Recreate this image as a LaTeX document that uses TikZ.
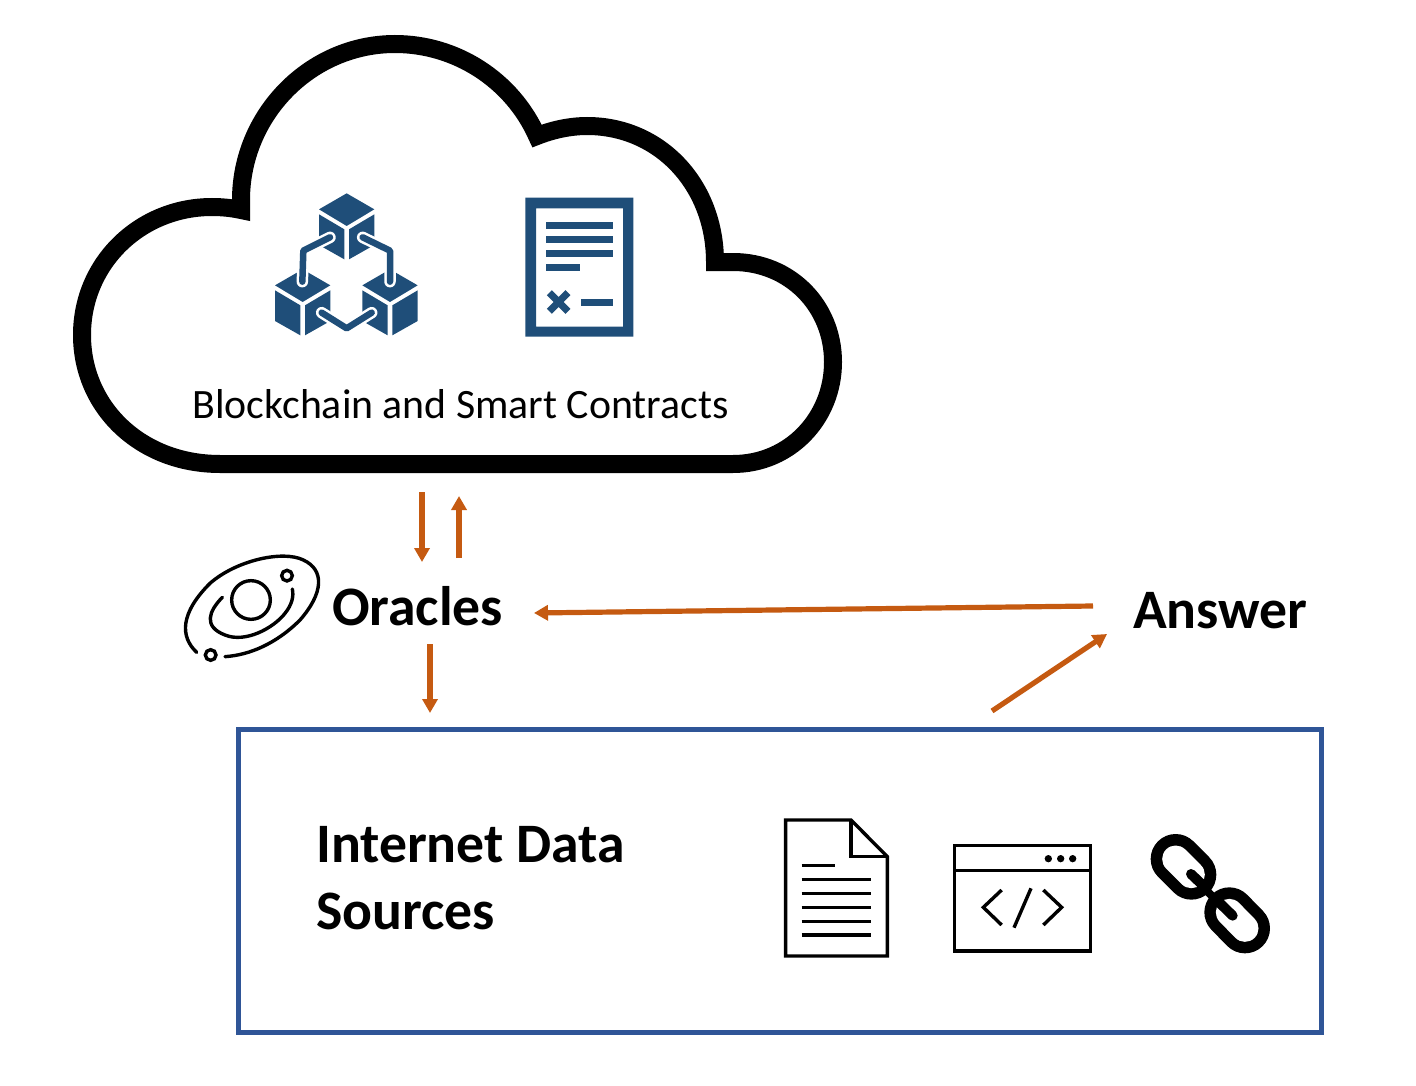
\documentclass[tikz,border=0pt]{standalone}
\usepackage{fontspec}
\setmainfont{Carlito}
\usetikzlibrary{arrows.meta}
\definecolor{orangeline}{HTML}{C55A11}
\definecolor{iconblue}{HTML}{1F4E79}
\definecolor{boxblue}{HTML}{2F5597}
\tikzset{
  flow/.style={draw=orangeline,line width=5.2pt,-{Triangle[length=14pt,width=15pt]},shorten >=0pt},
  label/.style={anchor=base west,inner sep=0pt,font=\fontsize{55.7}{55.7}\selectfont\bfseries},
  cloudtext/.style={anchor=base,inner sep=0pt,font=\fontsize{41.8}{41.8}\selectfont},
  zoomed/.style={x=0.33333pt,y=-0.33333pt},
  iconface/.style={fill=iconblue,draw=none},
  ink/.style={draw=black,line width=3.4pt},
}
\begin{document}
\begin{tikzpicture}[x=1pt,y=-1pt]
\useasboundingbox (0,0) rectangle (1416,1086);
% cloud
\draw[line width=18pt,line join=miter,miter limit=10]
  (537,136) .. controls (512,80) and (456,44) .. (395,44)
  .. controls (310,44) and (241,115) .. (241,200)
  -- (241,210)
  .. controls (232,208) and (222,207) .. (212,207)
  .. controls (140,207) and (82,263) .. (82,335)
  .. controls (82,407) and (140,464) .. (220,464)
  -- (733,464)
  .. controls (790,464) and (833,418) .. (833,362)
  .. controls (833,306) and (790,262) .. (733,262)
  -- (715,262)
  .. controls (715,185) and (660,126) .. (587,126)
  .. controls (570,126) and (552,130) .. cycle;
\node[cloudtext] (cloudlabel) at (460.5,418) {Blockchain and Smart Contracts};
% blockchain icon
\begin{scope}[shift={(260,180)},zoomed]
  \foreach \dx/\dy in {0/0,-132/228,130/228}{
    \begin{scope}[shift={(\dx,\dy)}]
      \fill[iconface] (260,40)--(343,88)--(260,138)--(177,88)--cycle;
      \fill[iconface] (177,103)--(253,148)--(253,238)--(177,195)--cycle;
      \fill[iconface] (267,148)--(343,103)--(343,195)--(267,238)--cycle;
    \end{scope}
  }
  \foreach \w/\c in {11.5pt/white,6.5pt/iconblue}{
    \draw[line width=\w,draw=\c,line cap=round,line join=round]
      (210,172)--(130,212)--(127,305);
    \draw[line width=\w,draw=\c,line cap=round,line join=round]
      (308,172)--(390,212)--(390,305);
    \draw[line width=\w,draw=\c,line cap=round,line join=round]
      (185,398)--(260,445)--(335,398);
  }
  % contract icon
  \fill[iconblue,even odd rule] (796,53) rectangle (1120,470) (828,85) rectangle (1089,440);
  \fill[iconblue] (859,127) rectangle (1058,148);
  \fill[iconblue] (859,169) rectangle (1058,190);
  \fill[iconblue] (859,211) rectangle (1058,231);
  \fill[iconblue] (859,252) rectangle (959,273);
  \fill[iconblue] (964,356) rectangle (1058,377);
  \draw[iconblue,line width=7pt] (868,338)--(924,394) (924,338)--(868,394);
\end{scope}
% oracle icon
\begin{scope}[shift={(170,480)},zoomed]
  \draw[ink,line cap=round]
    (80,517) .. controls (30,470) and (30,400) .. (120,310)
    .. controls (200,240) and (340,210) .. (400,240)
    .. controls (465,270) and (460,340) .. (390,420)
    .. controls (320,490) and (240,525) .. (165,530);
  \draw[ink,line cap=round]
    (157,352) .. controls (115,395) and (100,440) .. (165,465)
    .. controls (225,490) and (310,445) .. (345,400)
    .. controls (365,375) and (372,350) .. (367,327);
  \draw[ink] (243,360) circle[radius=58];
  \draw[ink] (351,287) circle[radius=16];
  \draw[ink] (122,525) circle[radius=16];
\end{scope}
% labels
\node[label] (oracles) at (332,625) {Oracles};
\node[label] (answer) at (1133,628) {Answer};
\node[draw=boxblue,line width=5pt,minimum width=1083pt,minimum height=303pt,inner sep=0pt] (sources) at (779.5,881) {};
\node[label] (internet) at (316,862) {Internet Data};
\node[label] (sourcestext) at (316,929) {Sources};
% arrows
\coordinate (a1s) at (422,492); \coordinate (a1e) at (422,562);
\coordinate (a2s) at (459,558); \coordinate (a2e) at (459,496);
\coordinate (a3s) at (430,644); \coordinate (a3e) at (430,713);
\coordinate (a4s) at (1093,606); \coordinate (a4e) at (534,613);
\coordinate (a5s) at (992,711); \coordinate (a5e) at (1107,634);
\draw[flow] (a1s) -- (a1e);
\draw[flow] (a2s) -- (a2e);
\draw[flow] (a3s) -- (a3e);
\draw[flow] (a4s) -- (a4e);
\draw[flow] (a5s) -- (a5e);
% internet icons
\begin{scope}[shift={(770,800)},zoomed]
  \draw[ink,line join=miter] (47,60)--(243,60)--(352,170)--(352,468)--(47,468)--cycle;
  \draw[ink,line join=miter] (243,60)--(243,170)--(352,170);
  \draw[ink] (95,197)--(195,197);
  \foreach \yy in {239,281,322,364,405}{\draw[ink] (95,\yy)--(303,\yy);}
  \draw[ink] (553,137) rectangle (962,453);
  \draw[ink] (553,211)--(962,211);
  \foreach \xx in {835,872,908}{\fill (\xx,176) circle[radius=11];}
  \draw[ink] (695,270)--(640,322)--(695,375);
  \draw[ink] (820,270)--(875,322)--(820,375);
  \draw[ink] (783,265)--(732,383);
  % chain
  \draw[line width=50pt,line cap=round] (1217,177)--(1264,224);
  \draw[line width=27pt,line cap=round,white] (1217,177)--(1264,224);
  \draw[line width=10pt,line cap=round] (1263,222)--(1305,262);
  \draw[line width=50pt,line cap=round] (1378,337)--(1425,385);
  \draw[line width=27pt,line cap=round,white] (1378,337)--(1425,385);
  \draw[line width=10pt,line cap=round] (1388,347)--(1340,300);
  \draw[line width=8pt] (1295,257)--(1350,312);
\end{scope}
\end{tikzpicture}
\end{document}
========
Print out the lines exactly, skipping any picture.

▶ **CORRECT RESULT**
Recreate this image as a LaTeX document that uses TikZ.
\documentclass[tikz,border=0pt]{standalone}
\usepackage{fontspec}
\setmainfont{Carlito}
\usetikzlibrary{arrows.meta}
\definecolor{orangeline}{HTML}{C55A11}
\definecolor{iconblue}{HTML}{1F4E79}
\definecolor{boxblue}{HTML}{2F5597}
\tikzset{
  flow/.style={draw=orangeline,line width=5.2pt,-{Triangle[length=14pt,width=15pt]},shorten >=0pt},
  label/.style={anchor=base west,inner sep=0pt,font=\fontsize{55.7}{55.7}\selectfont\bfseries},
  cloudtext/.style={anchor=base,inner sep=0pt,font=\fontsize{41.8}{41.8}\selectfont},
  zoomed/.style={x=0.33333pt,y=-0.33333pt},
  iconface/.style={fill=iconblue,draw=none},
  ink/.style={draw=black,line width=3.4pt},
}
\begin{document}
\begin{tikzpicture}[x=1pt,y=-1pt]
\useasboundingbox (0,0) rectangle (1416,1086);
% cloud
\draw[line width=18pt,line join=miter,miter limit=10]
  (537,136) .. controls (512,80) and (456,44) .. (395,44)
  .. controls (310,44) and (241,115) .. (241,200)
  -- (241,210)
  .. controls (232,208) and (222,207) .. (212,207)
  .. controls (140,207) and (82,263) .. (82,335)
  .. controls (82,407) and (140,464) .. (220,464)
  -- (733,464)
  .. controls (790,464) and (833,418) .. (833,362)
  .. controls (833,306) and (790,262) .. (733,262)
  -- (715,262)
  .. controls (715,185) and (660,126) .. (587,126)
  .. controls (570,126) and (552,130) .. cycle;
\node[cloudtext] (cloudlabel) at (460.5,418) {Blockchain and Smart Contracts};
% blockchain icon
\begin{scope}[shift={(260,180)},zoomed]
  \foreach \dx/\dy in {0/0,-132/228,130/228}{
    \begin{scope}[shift={(\dx,\dy)}]
      \fill[iconface] (260,40)--(343,88)--(260,138)--(177,88)--cycle;
      \fill[iconface] (177,103)--(253,148)--(253,238)--(177,195)--cycle;
      \fill[iconface] (267,148)--(343,103)--(343,195)--(267,238)--cycle;
    \end{scope}
  }
  \foreach \w/\c in {11.5pt/white,6.5pt/iconblue}{
    \draw[line width=\w,draw=\c,line cap=round,line join=round]
      (210,172)--(130,212)--(127,305);
    \draw[line width=\w,draw=\c,line cap=round,line join=round]
      (308,172)--(390,212)--(390,305);
    \draw[line width=\w,draw=\c,line cap=round,line join=round]
      (185,398)--(260,445)--(335,398);
  }
  % contract icon
  \fill[iconblue,even odd rule] (796,53) rectangle (1120,470) (828,85) rectangle (1089,440);
  \fill[iconblue] (859,127) rectangle (1058,148);
  \fill[iconblue] (859,169) rectangle (1058,190);
  \fill[iconblue] (859,211) rectangle (1058,231);
  \fill[iconblue] (859,252) rectangle (959,273);
  \fill[iconblue] (964,356) rectangle (1058,377);
  \draw[iconblue,line width=7pt] (868,338)--(924,394) (924,338)--(868,394);
\end{scope}
% oracle icon
\begin{scope}[shift={(170,480)},zoomed]
  \draw[ink,line cap=round]
    (80,517) .. controls (30,470) and (30,400) .. (120,310)
    .. controls (200,240) and (340,210) .. (400,240)
    .. controls (465,270) and (460,340) .. (390,420)
    .. controls (320,490) and (240,525) .. (165,530);
  \draw[ink,line cap=round]
    (157,352) .. controls (115,395) and (100,440) .. (165,465)
    .. controls (225,490) and (310,445) .. (345,400)
    .. controls (365,375) and (372,350) .. (367,327);
  \draw[ink] (243,360) circle[radius=58];
  \draw[ink] (351,287) circle[radius=16];
  \draw[ink] (122,525) circle[radius=16];
\end{scope}
% labels
\node[label] (oracles) at (332,625) {Oracles};
\node[label] (answer) at (1133,628) {Answer};
\node[draw=boxblue,line width=5pt,minimum width=1083pt,minimum height=303pt,inner sep=0pt] (sources) at (779.5,881) {};
\node[label] (internet) at (316,862) {Internet Data};
\node[label] (sourcestext) at (316,929) {Sources};
% arrows
\coordinate (a1s) at (422,492); \coordinate (a1e) at (422,562);
\coordinate (a2s) at (459,558); \coordinate (a2e) at (459,496);
\coordinate (a3s) at (430,644); \coordinate (a3e) at (430,713);
\coordinate (a4s) at (1093,606); \coordinate (a4e) at (534,613);
\coordinate (a5s) at (992,711); \coordinate (a5e) at (1107,634);
\draw[flow] (a1s) -- (a1e);
\draw[flow] (a2s) -- (a2e);
\draw[flow] (a3s) -- (a3e);
\draw[flow] (a4s) -- (a4e);
\draw[flow] (a5s) -- (a5e);
% internet icons
\begin{scope}[shift={(770,800)},zoomed]
  \draw[ink,line join=miter] (47,60)--(243,60)--(352,170)--(352,468)--(47,468)--cycle;
  \draw[ink,line join=miter] (243,60)--(243,170)--(352,170);
  \draw[ink] (95,197)--(195,197);
  \foreach \yy in {239,281,322,364,405}{\draw[ink] (95,\yy)--(303,\yy);}
  \draw[ink] (553,137) rectangle (962,453);
  \draw[ink] (553,211)--(962,211);
  \foreach \xx in {835,872,908}{\fill (\xx,176) circle[radius=11];}
  \draw[ink] (695,270)--(640,322)--(695,375);
  \draw[ink] (820,270)--(875,322)--(820,375);
  \draw[ink] (783,265)--(732,383);
  % chain
  \draw[line width=50pt,line cap=round] (1217,177)--(1264,224);
  \draw[line width=27pt,line cap=round,white] (1217,177)--(1264,224);
  \draw[line width=10pt,line cap=round] (1263,222)--(1305,262);
  \draw[line width=50pt,line cap=round] (1378,337)--(1425,385);
  \draw[line width=27pt,line cap=round,white] (1378,337)--(1425,385);
  \draw[line width=10pt,line cap=round] (1388,347)--(1340,300);
  \draw[line width=8pt] (1295,257)--(1350,312);
\end{scope}
\end{tikzpicture}
\end{document}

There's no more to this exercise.